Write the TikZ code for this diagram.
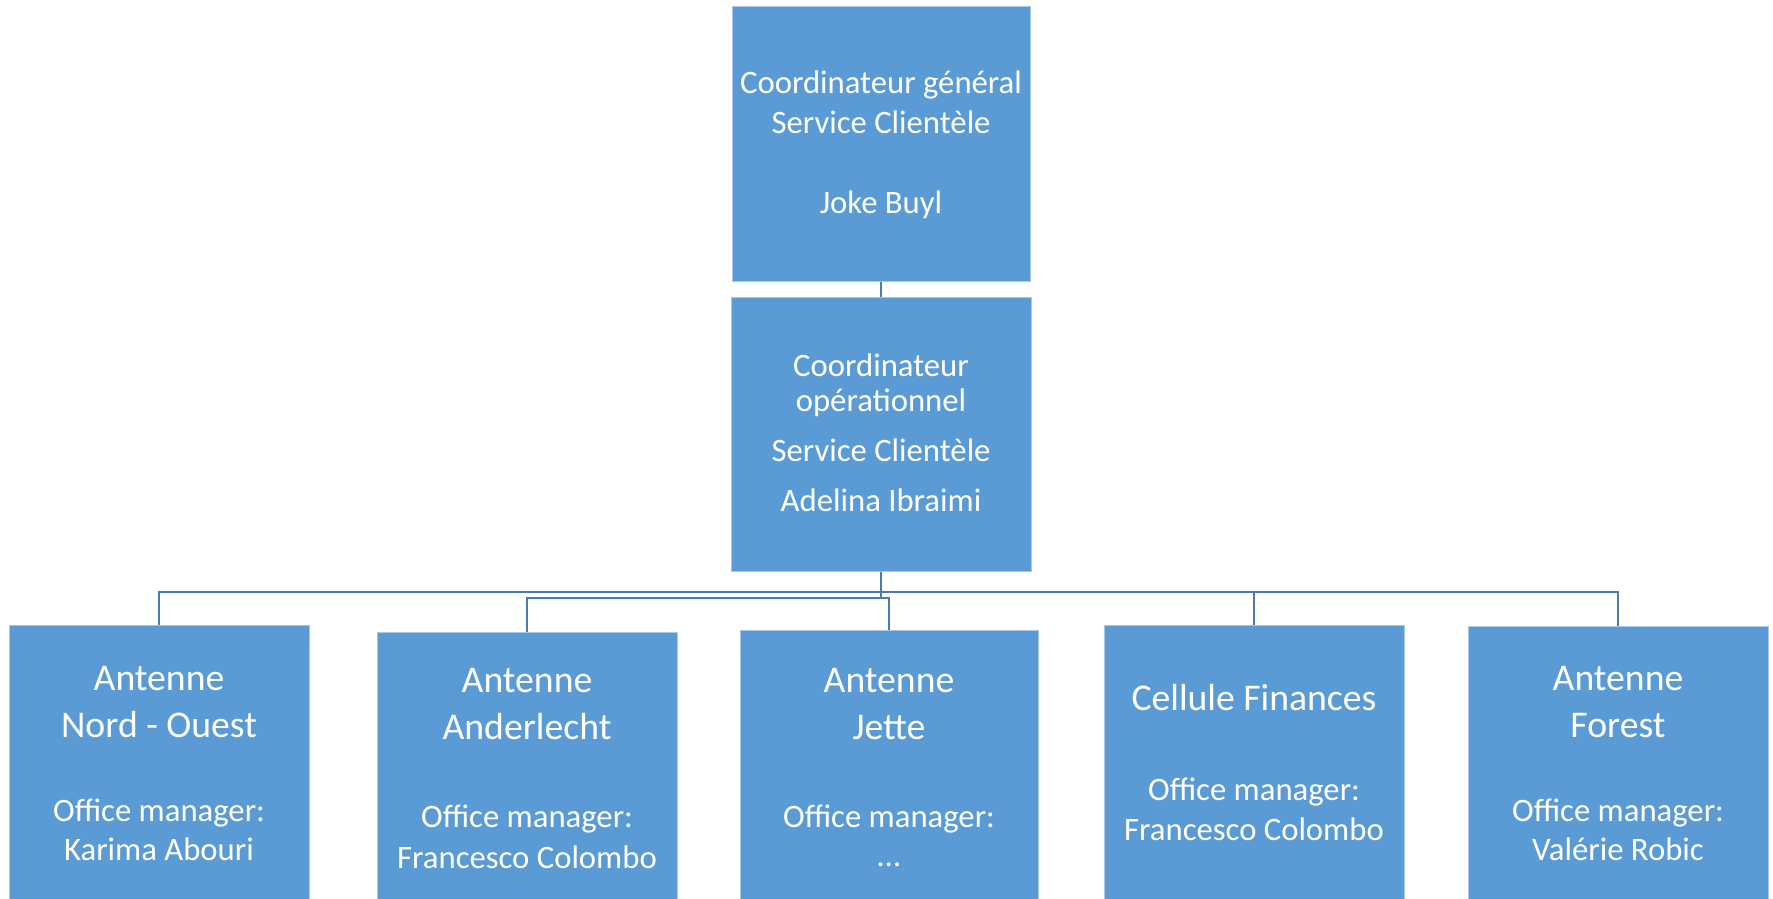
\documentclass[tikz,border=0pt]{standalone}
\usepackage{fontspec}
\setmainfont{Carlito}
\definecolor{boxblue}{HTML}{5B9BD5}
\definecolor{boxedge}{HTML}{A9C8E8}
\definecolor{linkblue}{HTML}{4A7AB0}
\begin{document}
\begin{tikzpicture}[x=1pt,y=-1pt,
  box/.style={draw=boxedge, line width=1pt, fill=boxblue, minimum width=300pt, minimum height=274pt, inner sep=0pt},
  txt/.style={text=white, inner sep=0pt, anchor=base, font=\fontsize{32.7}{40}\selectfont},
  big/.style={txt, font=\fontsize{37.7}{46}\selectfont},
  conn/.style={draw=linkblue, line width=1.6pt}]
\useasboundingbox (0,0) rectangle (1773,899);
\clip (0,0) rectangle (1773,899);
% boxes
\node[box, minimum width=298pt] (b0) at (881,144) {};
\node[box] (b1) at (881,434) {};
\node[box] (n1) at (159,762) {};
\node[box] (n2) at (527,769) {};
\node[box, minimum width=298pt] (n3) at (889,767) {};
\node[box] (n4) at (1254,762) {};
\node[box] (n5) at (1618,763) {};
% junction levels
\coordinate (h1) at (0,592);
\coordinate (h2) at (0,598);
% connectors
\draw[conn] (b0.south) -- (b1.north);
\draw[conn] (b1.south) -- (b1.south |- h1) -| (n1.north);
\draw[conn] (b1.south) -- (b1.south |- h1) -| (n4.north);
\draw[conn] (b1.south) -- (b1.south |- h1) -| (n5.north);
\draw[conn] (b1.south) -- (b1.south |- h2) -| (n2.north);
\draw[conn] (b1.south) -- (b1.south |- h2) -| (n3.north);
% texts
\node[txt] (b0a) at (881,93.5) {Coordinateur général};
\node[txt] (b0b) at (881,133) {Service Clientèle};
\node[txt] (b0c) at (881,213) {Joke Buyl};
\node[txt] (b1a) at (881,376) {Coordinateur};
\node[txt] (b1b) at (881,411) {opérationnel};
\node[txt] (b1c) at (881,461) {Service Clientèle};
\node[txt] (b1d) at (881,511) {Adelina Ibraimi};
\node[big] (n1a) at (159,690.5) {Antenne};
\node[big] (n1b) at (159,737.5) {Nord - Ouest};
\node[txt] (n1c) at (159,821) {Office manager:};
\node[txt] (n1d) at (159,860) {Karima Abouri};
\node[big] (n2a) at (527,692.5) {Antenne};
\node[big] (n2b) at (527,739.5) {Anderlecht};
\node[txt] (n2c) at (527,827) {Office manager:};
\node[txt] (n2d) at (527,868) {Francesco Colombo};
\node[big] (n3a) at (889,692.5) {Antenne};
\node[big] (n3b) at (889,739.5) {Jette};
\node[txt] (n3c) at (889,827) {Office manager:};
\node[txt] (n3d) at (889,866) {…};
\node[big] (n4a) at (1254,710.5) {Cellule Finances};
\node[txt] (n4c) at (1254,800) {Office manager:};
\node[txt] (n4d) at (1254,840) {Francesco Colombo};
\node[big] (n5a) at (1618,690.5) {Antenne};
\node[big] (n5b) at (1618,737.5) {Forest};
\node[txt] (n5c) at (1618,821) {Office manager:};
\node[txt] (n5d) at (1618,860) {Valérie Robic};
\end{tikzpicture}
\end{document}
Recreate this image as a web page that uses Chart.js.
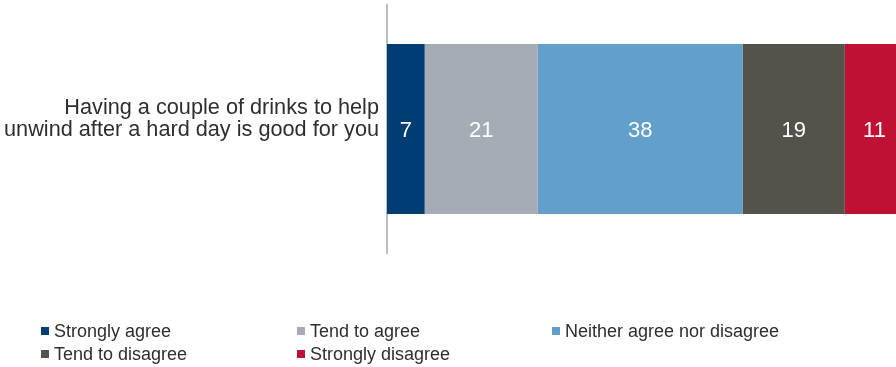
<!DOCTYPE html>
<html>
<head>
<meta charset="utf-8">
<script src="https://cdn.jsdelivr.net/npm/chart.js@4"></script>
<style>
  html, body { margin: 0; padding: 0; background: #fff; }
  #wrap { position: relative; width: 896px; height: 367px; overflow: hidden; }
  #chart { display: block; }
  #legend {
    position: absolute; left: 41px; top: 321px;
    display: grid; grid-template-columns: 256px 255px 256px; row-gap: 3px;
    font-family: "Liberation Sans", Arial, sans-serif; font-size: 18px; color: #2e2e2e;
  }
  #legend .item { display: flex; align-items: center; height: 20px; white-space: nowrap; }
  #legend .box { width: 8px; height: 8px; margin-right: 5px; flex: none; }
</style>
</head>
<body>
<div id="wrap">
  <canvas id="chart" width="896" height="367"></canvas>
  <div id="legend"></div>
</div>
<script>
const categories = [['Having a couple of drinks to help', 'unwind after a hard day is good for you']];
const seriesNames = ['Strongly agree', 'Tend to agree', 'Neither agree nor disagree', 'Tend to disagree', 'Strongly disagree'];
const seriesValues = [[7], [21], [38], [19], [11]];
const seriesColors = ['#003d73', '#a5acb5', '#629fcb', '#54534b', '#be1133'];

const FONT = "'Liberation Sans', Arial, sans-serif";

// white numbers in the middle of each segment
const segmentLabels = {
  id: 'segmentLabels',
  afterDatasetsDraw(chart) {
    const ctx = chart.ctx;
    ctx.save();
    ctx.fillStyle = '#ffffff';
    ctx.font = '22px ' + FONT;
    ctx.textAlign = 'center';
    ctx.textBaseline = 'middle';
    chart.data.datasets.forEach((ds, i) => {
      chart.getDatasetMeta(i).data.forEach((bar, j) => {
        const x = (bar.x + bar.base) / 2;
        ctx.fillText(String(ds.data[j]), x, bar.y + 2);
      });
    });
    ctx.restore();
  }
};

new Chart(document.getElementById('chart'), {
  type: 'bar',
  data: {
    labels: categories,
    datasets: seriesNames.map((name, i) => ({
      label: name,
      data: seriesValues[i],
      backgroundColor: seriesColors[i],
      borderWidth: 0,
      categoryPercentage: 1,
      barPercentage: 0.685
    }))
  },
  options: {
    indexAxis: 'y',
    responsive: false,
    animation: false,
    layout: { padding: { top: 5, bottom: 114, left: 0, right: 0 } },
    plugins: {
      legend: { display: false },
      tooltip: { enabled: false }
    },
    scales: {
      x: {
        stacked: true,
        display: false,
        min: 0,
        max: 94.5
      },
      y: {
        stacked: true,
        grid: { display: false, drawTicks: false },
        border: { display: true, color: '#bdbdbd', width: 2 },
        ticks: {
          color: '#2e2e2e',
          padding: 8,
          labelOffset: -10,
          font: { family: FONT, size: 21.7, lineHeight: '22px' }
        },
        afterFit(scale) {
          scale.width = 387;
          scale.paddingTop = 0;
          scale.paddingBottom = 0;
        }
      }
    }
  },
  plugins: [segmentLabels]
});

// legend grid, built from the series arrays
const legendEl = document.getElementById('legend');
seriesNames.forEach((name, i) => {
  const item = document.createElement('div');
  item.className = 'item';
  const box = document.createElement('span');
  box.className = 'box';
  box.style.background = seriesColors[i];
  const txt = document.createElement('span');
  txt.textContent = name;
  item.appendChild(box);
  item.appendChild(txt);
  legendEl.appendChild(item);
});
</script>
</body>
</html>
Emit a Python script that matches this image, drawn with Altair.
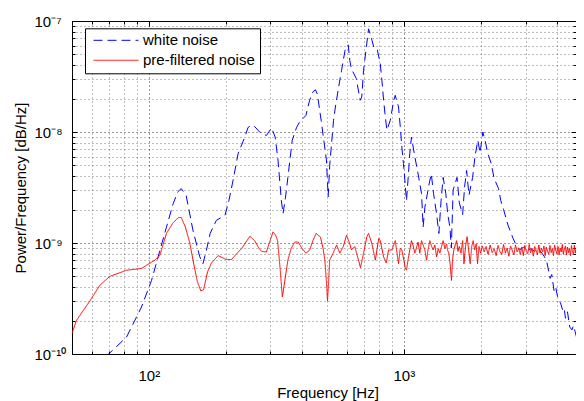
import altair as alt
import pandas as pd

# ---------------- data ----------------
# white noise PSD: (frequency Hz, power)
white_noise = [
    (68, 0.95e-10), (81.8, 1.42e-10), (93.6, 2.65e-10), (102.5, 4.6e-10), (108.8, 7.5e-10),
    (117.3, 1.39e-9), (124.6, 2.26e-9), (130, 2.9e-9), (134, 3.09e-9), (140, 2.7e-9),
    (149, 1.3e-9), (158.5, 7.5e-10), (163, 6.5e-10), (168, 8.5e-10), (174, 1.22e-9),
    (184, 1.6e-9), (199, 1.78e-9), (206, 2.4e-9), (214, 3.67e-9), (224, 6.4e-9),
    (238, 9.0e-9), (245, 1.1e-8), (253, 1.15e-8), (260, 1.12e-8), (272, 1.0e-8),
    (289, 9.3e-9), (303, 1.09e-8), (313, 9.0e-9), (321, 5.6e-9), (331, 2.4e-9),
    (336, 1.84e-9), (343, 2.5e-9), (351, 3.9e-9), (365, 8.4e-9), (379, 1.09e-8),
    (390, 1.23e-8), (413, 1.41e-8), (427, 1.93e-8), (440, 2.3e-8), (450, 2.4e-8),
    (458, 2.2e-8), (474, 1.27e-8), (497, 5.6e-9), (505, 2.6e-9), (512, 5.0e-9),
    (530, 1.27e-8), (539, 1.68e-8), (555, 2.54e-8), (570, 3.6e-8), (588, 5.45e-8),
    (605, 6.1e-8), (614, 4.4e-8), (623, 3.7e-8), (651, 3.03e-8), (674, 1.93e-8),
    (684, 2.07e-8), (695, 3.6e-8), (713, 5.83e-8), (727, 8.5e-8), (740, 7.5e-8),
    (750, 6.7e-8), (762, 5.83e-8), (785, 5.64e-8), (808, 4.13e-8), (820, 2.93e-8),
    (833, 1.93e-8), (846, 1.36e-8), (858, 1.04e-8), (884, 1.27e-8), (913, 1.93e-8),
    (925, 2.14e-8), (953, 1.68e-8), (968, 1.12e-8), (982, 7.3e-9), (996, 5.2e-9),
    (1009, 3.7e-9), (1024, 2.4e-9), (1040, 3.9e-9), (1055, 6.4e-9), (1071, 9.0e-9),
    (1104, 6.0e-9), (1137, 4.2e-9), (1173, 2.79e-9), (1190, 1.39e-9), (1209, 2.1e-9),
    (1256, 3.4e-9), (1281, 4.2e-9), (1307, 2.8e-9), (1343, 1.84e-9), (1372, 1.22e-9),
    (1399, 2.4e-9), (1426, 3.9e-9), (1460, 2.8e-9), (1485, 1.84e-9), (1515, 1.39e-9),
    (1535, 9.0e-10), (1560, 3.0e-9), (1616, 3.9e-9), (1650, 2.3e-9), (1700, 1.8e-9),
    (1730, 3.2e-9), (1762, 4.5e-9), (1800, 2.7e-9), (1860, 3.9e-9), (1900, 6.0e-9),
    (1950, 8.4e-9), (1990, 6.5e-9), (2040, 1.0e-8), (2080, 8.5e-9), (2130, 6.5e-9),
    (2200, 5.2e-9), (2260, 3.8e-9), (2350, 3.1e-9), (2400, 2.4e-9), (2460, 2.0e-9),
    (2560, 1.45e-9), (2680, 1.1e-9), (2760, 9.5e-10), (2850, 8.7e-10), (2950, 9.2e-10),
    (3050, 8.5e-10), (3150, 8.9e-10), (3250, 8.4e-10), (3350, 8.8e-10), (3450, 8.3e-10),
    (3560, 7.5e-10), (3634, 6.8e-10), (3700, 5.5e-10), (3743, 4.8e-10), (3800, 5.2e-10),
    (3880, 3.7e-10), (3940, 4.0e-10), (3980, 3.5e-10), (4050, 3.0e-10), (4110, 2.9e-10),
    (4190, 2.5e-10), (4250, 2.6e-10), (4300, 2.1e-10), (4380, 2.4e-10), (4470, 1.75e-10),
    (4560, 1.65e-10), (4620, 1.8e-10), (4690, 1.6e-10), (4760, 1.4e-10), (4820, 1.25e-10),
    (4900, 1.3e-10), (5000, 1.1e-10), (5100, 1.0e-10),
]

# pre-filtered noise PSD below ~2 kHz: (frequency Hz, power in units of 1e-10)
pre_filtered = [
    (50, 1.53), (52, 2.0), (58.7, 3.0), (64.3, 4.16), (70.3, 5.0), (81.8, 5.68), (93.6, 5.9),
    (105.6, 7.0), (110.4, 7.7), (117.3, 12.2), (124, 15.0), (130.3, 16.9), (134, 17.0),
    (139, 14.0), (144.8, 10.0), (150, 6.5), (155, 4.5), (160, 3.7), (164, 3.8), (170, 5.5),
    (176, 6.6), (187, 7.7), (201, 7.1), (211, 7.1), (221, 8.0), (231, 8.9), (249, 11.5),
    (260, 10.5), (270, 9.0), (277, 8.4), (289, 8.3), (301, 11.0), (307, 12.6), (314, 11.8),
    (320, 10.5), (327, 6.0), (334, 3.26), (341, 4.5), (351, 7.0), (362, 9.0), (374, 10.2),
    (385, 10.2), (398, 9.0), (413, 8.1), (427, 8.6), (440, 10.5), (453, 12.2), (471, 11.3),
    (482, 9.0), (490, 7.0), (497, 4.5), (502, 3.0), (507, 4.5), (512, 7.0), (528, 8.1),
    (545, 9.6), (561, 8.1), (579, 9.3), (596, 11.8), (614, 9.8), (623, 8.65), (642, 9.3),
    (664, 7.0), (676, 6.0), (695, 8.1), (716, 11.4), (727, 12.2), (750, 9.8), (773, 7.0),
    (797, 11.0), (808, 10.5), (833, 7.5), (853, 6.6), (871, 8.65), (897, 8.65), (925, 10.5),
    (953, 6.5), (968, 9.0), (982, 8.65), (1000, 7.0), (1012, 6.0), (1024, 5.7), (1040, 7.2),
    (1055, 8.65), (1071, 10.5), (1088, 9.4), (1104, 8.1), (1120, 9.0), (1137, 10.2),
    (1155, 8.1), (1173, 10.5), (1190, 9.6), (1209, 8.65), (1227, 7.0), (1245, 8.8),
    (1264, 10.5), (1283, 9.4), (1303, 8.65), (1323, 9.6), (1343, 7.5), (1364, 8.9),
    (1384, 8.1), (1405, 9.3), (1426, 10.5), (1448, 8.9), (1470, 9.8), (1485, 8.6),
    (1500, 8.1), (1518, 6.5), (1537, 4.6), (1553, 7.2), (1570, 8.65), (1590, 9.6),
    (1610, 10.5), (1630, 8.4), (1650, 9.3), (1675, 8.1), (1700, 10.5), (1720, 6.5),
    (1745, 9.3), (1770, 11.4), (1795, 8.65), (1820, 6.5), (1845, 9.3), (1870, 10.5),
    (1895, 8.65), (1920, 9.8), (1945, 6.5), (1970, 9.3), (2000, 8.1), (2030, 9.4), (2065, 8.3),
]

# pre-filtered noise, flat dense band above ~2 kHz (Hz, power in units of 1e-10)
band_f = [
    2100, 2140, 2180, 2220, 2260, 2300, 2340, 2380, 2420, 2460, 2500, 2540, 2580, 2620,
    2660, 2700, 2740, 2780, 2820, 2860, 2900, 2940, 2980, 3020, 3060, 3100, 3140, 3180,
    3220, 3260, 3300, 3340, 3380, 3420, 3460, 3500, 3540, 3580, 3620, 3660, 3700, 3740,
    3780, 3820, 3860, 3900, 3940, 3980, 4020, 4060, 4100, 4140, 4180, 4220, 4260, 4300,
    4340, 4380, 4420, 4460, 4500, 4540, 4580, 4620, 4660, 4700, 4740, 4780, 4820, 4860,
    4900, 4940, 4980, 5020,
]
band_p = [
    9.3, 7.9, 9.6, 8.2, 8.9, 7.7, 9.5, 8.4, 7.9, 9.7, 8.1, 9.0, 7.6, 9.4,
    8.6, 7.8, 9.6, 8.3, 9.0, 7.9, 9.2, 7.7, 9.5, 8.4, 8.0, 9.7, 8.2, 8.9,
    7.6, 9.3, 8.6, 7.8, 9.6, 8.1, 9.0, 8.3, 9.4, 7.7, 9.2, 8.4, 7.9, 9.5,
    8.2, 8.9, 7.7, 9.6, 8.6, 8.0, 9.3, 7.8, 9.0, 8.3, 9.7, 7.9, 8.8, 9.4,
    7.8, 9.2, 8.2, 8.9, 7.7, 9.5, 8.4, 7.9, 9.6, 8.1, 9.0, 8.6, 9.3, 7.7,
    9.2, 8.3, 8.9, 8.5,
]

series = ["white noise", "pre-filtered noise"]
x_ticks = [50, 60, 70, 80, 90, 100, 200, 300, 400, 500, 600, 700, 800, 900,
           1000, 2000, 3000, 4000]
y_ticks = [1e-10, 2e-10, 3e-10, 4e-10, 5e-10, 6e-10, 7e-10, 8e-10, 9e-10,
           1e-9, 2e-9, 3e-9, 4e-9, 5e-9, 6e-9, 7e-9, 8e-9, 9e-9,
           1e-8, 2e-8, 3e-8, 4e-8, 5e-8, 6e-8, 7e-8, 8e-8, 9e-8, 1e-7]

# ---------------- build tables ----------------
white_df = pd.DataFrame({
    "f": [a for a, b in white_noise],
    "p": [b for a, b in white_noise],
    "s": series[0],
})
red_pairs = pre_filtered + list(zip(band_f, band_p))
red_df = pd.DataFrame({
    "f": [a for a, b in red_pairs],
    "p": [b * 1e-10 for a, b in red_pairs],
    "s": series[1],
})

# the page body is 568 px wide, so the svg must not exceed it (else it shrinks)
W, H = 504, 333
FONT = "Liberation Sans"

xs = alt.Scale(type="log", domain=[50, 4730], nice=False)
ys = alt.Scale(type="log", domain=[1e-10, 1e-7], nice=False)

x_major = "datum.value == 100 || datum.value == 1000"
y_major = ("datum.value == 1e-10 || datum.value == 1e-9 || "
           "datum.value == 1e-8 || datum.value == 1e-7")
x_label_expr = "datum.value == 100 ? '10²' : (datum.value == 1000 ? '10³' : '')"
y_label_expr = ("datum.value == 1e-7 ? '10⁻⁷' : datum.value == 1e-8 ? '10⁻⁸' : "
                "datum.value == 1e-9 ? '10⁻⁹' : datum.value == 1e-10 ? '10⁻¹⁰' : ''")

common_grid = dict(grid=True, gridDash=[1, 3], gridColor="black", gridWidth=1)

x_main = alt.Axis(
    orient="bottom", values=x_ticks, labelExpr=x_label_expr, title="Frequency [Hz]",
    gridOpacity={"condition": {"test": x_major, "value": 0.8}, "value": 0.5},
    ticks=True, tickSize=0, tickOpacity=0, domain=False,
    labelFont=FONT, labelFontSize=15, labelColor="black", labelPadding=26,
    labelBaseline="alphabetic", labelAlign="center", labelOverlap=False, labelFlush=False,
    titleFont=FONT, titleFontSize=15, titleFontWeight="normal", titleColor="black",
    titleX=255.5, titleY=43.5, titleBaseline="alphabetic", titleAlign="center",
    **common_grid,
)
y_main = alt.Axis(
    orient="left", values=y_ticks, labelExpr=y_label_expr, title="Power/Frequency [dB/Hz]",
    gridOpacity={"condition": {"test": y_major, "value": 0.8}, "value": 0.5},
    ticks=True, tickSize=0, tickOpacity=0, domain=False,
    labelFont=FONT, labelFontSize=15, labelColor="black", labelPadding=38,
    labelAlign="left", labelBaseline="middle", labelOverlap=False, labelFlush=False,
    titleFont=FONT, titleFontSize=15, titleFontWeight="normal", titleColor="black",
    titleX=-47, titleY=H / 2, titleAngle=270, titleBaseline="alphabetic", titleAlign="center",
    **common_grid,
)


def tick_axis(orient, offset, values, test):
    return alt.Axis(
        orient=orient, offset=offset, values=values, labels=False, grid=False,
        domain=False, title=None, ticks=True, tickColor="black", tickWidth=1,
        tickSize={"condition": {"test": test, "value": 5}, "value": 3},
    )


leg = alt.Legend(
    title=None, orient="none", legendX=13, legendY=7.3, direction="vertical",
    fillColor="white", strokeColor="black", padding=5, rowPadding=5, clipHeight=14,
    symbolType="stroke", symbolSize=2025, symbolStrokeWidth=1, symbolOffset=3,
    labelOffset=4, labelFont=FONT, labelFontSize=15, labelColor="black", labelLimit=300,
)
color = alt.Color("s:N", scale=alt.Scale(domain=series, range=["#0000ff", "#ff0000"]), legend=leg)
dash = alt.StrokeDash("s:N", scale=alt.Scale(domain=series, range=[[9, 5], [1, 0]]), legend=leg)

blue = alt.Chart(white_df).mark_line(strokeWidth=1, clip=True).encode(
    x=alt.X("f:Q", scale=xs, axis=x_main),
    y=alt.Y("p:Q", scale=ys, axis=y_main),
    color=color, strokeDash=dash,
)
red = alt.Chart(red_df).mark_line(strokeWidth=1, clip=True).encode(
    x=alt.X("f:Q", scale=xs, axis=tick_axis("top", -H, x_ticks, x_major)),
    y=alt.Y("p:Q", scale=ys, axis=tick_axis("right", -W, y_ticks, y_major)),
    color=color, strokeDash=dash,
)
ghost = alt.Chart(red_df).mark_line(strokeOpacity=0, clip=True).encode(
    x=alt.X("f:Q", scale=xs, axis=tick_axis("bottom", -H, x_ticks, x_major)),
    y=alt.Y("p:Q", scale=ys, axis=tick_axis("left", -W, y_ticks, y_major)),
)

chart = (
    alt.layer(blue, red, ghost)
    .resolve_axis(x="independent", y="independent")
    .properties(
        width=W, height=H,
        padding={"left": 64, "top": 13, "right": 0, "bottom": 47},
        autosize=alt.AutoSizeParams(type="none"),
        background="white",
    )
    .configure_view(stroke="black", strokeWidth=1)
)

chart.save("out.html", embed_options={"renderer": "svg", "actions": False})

--- --- ---

Pull out each line containing the word "this" and copy it.

[Task answer]
Write the TikZ code for this diagram.
Recreate this image as a web page that uses Chart.js.
Emit a Python script that matches this image, drawn with Altair.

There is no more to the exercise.